To explain capacitive level measurement technology, it is important to understand the basic principle of a capacitor. A capacitor consists of two conductive electrodes insulated from each other. It has the ability to store energy between its electrodes within an electric field. If non-conductive material (= the dielectric Ɛr) gets between the electrodes, the amount of storable energy increases and thus the capacitance of the capacitor. This is additionally determined by the dimensions of the electrodes (area A) and their distance (d) from each other. The capacitance of a plate capacitor is generally described by the formula C = Ɛr * A/d.
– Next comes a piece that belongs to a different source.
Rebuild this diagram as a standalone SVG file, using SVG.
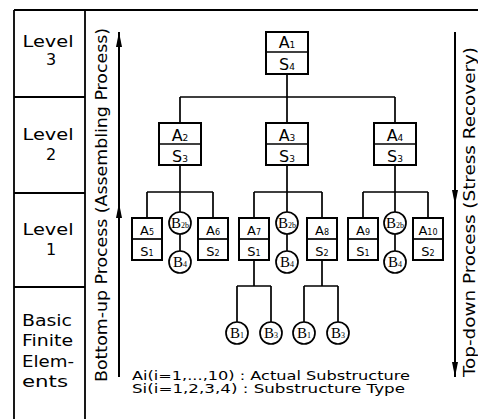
<svg xmlns="http://www.w3.org/2000/svg" width="478" height="419" viewBox="0 0 478 419">
  <style>
    .frame { stroke: #000; stroke-width: 1.8; fill: none; }
    .ln { stroke: #000; stroke-width: 1.7; fill: none; }
    .arrow { stroke: #000; stroke-width: 2; fill: none; }
    .bx { fill: #fff; stroke: #000; stroke-width: 2; }
    .cir { fill: #fff; stroke: #000; stroke-width: 1.7; }
    .t { font-family: "DejaVu Sans", "Liberation Sans", sans-serif; fill: #000; }
    .lvl { font-size: 16px; text-anchor: middle; }
    .side { font-size: 16px; }
    .big { font-size: 16px; text-anchor: middle; }
    .small { font-size: 13px; text-anchor: middle; }
    .sub9 { font-size: 9px; }
    .sub8 { font-size: 8px; }
    .b { font-family: "Liberation Serif", "DejaVu Serif", serif; font-size: 15px; text-anchor: middle; fill: #000; }
    .leg { font-size: 12px; }
  </style>
  <defs>
    <marker id="head" viewBox="0 0 15 6" refX="15" refY="3" markerWidth="15" markerHeight="6" markerUnits="userSpaceOnUse" orient="auto">
      <path d="M0,0 L15,3 L0,6 z" fill="#000"/>
    </marker>
  </defs>

  <rect width="478" height="419" fill="#fff"/>

  <!-- level table on the left -->
  <g id="level-table">
    <path class="frame" d="M14 10 H478 M14 10 V419 M85 10 V419 M14 97 H85 M14 193 H85 M14 287 H85"/>
    <text class="t lvl" x="48" y="47" textLength="51" lengthAdjust="spacingAndGlyphs">Level</text>
    <text class="t lvl" x="51" y="65">3</text>
    <text class="t lvl" x="48" y="140" textLength="51" lengthAdjust="spacingAndGlyphs">Level</text>
    <text class="t lvl" x="51" y="160">2</text>
    <text class="t lvl" x="48" y="235" textLength="51" lengthAdjust="spacingAndGlyphs">Level</text>
    <text class="t lvl" x="51" y="255">1</text>
    <text class="t side" x="22" y="326" textLength="50" lengthAdjust="spacingAndGlyphs">Basic</text>
    <text class="t side" x="22" y="346" textLength="51" lengthAdjust="spacingAndGlyphs">Finite</text>
    <text class="t side" x="22" y="367" textLength="52" lengthAdjust="spacingAndGlyphs">Elem-</text>
    <text class="t side" x="22" y="387" textLength="46" lengthAdjust="spacingAndGlyphs">ents</text>
  </g>

  <!-- process arrows -->
  <g id="bottom-up">
    <path class="arrow" d="M119 377 L119 203 L119 32" marker-mid="url(#head)" marker-end="url(#head)"/>
    <text class="t side" transform="translate(107 382) rotate(-90)" textLength="354" lengthAdjust="spacingAndGlyphs">Bottom-up Process (Assembling Process)</text>
  </g>
  <g id="top-down">
    <path class="arrow" d="M455 32 L455 205 L455 377" marker-mid="url(#head)" marker-end="url(#head)"/>
    <text class="t" font-size="15" transform="translate(475 377) rotate(-90)" textLength="330" lengthAdjust="spacingAndGlyphs">Top-down Process (Stress Recovery)</text>
  </g>

  <!-- connectors -->
  <g id="connectors">
    <path class="ln" d="M287 74 V97 M180 97 H395 M180 97 V123 M287 97 V123 M395 97 V123"/>
    <path class="ln" d="M180 165 V192 M147 192 H213 M147 192 V218 M180 192 V212 M213 192 V218 M180 234 V251"/>
    <path class="ln" d="M287 165 V192 M254 192 H322 M254 192 V218 M287 192 V212 M322 192 V218 M287 234 V251"/>
    <path class="ln" d="M395 165 V192 M363 192 H428 M363 192 V218 M395 192 V212 M428 192 V218 M395 234 V251"/>
    <path class="ln" d="M254 260 V286 M237 286 H271 M237 286 V322 M271 286 V322"/>
    <path class="ln" d="M322 260 V286 M304 286 H338 M304 286 V322 M338 286 V322"/>
  </g>

  <!-- level 3 -->
  <g id="A1">
    <rect class="bx" x="266" y="32" width="42" height="42"/>
    <path class="ln" d="M266 52 H308"/>
    <text class="t big" x="287" y="48">A<tspan class="sub9">1</tspan></text>
    <text class="t big" x="287" y="70">S<tspan class="sub9">4</tspan></text>
  </g>

  <!-- level 2 -->
  <g id="A2">
    <rect class="bx" x="159" y="123" width="42" height="42"/>
    <path class="ln" d="M159 144 H201"/>
    <text class="t big" x="180" y="141">A<tspan class="sub9">2</tspan></text>
    <text class="t big" x="180" y="162">S<tspan class="sub9">3</tspan></text>
  </g>
  <g id="A3">
    <rect class="bx" x="266" y="123" width="42" height="42"/>
    <path class="ln" d="M266 144 H308"/>
    <text class="t big" x="287" y="141">A<tspan class="sub9">3</tspan></text>
    <text class="t big" x="287" y="162">S<tspan class="sub9">3</tspan></text>
  </g>
  <g id="A4">
    <rect class="bx" x="374" y="123" width="42" height="42"/>
    <path class="ln" d="M374 144 H416"/>
    <text class="t big" x="395" y="141">A<tspan class="sub9">4</tspan></text>
    <text class="t big" x="395" y="162">S<tspan class="sub9">3</tspan></text>
  </g>

  <!-- level 1 -->
  <g id="A5">
    <rect class="bx" x="132" y="218" width="30" height="42"/>
    <path class="ln" d="M132 239 H162"/>
    <text class="t small" x="147" y="235">A<tspan class="sub8">5</tspan></text>
    <text class="t small" x="147" y="256">S<tspan class="sub8">1</tspan></text>
  </g>
  <g id="A6">
    <rect class="bx" x="198" y="218" width="30" height="42"/>
    <path class="ln" d="M198 239 H228"/>
    <text class="t small" x="213" y="235">A<tspan class="sub8">6</tspan></text>
    <text class="t small" x="213" y="256">S<tspan class="sub8">2</tspan></text>
  </g>
  <g id="A7">
    <rect class="bx" x="239" y="218" width="30" height="42"/>
    <path class="ln" d="M239 239 H269"/>
    <text class="t small" x="254" y="235">A<tspan class="sub8">7</tspan></text>
    <text class="t small" x="254" y="256">S<tspan class="sub8">1</tspan></text>
  </g>
  <g id="A8">
    <rect class="bx" x="307" y="218" width="30" height="42"/>
    <path class="ln" d="M307 239 H337"/>
    <text class="t small" x="322" y="235">A<tspan class="sub8">8</tspan></text>
    <text class="t small" x="322" y="256">S<tspan class="sub8">2</tspan></text>
  </g>
  <g id="A9">
    <rect class="bx" x="348" y="218" width="30" height="42"/>
    <path class="ln" d="M348 239 H378"/>
    <text class="t small" x="363" y="235">A<tspan class="sub8">9</tspan></text>
    <text class="t small" x="363" y="256">S<tspan class="sub8">1</tspan></text>
  </g>
  <g id="A10">
    <rect class="bx" x="413" y="218" width="30" height="42"/>
    <path class="ln" d="M413 239 H443"/>
    <text class="t small" x="428" y="235">A<tspan class="sub8">10</tspan></text>
    <text class="t small" x="428" y="256">S<tspan class="sub8">2</tspan></text>
  </g>

  <!-- element circles -->
  <g id="B2b-a"><circle class="cir" cx="180" cy="223" r="11"/><text class="b" x="180" y="228">B<tspan class="sub8">2b</tspan></text></g>
  <g id="B4-a"><circle class="cir" cx="180" cy="262" r="11"/><text class="b" x="180" y="267">B<tspan class="sub8">4</tspan></text></g>
  <g id="B2b-b"><circle class="cir" cx="287" cy="223" r="11"/><text class="b" x="287" y="228">B<tspan class="sub8">2b</tspan></text></g>
  <g id="B4-b"><circle class="cir" cx="287" cy="262" r="11"/><text class="b" x="287" y="267">B<tspan class="sub8">4</tspan></text></g>
  <g id="B2b-c"><circle class="cir" cx="395" cy="223" r="11"/><text class="b" x="395" y="228">B<tspan class="sub8">2b</tspan></text></g>
  <g id="B4-c"><circle class="cir" cx="395" cy="262" r="11"/><text class="b" x="395" y="267">B<tspan class="sub8">4</tspan></text></g>
  <g id="B1-a"><circle class="cir" cx="237" cy="333" r="11"/><text class="b" x="237" y="338">B<tspan class="sub8">1</tspan></text></g>
  <g id="B3-a"><circle class="cir" cx="271" cy="333" r="11"/><text class="b" x="271" y="338">B<tspan class="sub8">3</tspan></text></g>
  <g id="B1-b"><circle class="cir" cx="304" cy="333" r="11"/><text class="b" x="304" y="338">B<tspan class="sub8">1</tspan></text></g>
  <g id="B3-b"><circle class="cir" cx="338" cy="333" r="11"/><text class="b" x="338" y="338">B<tspan class="sub8">3</tspan></text></g>

  <!-- legend -->
  <g id="legend">
    <text class="t leg" x="132" y="380" textLength="278" lengthAdjust="spacingAndGlyphs">Ai(i=1,...,10) : Actual Substructure</text>
    <text class="t leg" x="132" y="393" textLength="273" lengthAdjust="spacingAndGlyphs">Si(i=1,2,3,4) : Substructure Type</text>
  </g>
</svg>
With this understanding, the operation of a capacitive level sensor can now be explained. This consists of a medium-contacting metallic probe (rod or cable) which, together with a conductive container wall, can be understood as the two electrodes of a capacitor. A non-conductive medium, such as oil (non-conductive media < 1 µS/ cm), forms the dielectric between these two electrodes. If the level now rises, the electrode area increases, which in turn leads to an increase in capacitance. This change in capacitance is detected by the sensor and converted into a signal proportional to the level.

Due to their function, capacitive level sensors often have to be adjusted and calibrated to the medium (empty and full capacitance). The medium adjustment is not necessary if the medium to be measured is conductive, such as water (conductive media > 100 µS), since in this case the medium itself represents the second electrode. The insulating PFA rod sheathing serves as dielectric, whereby the basic principle of a capacitor is given again.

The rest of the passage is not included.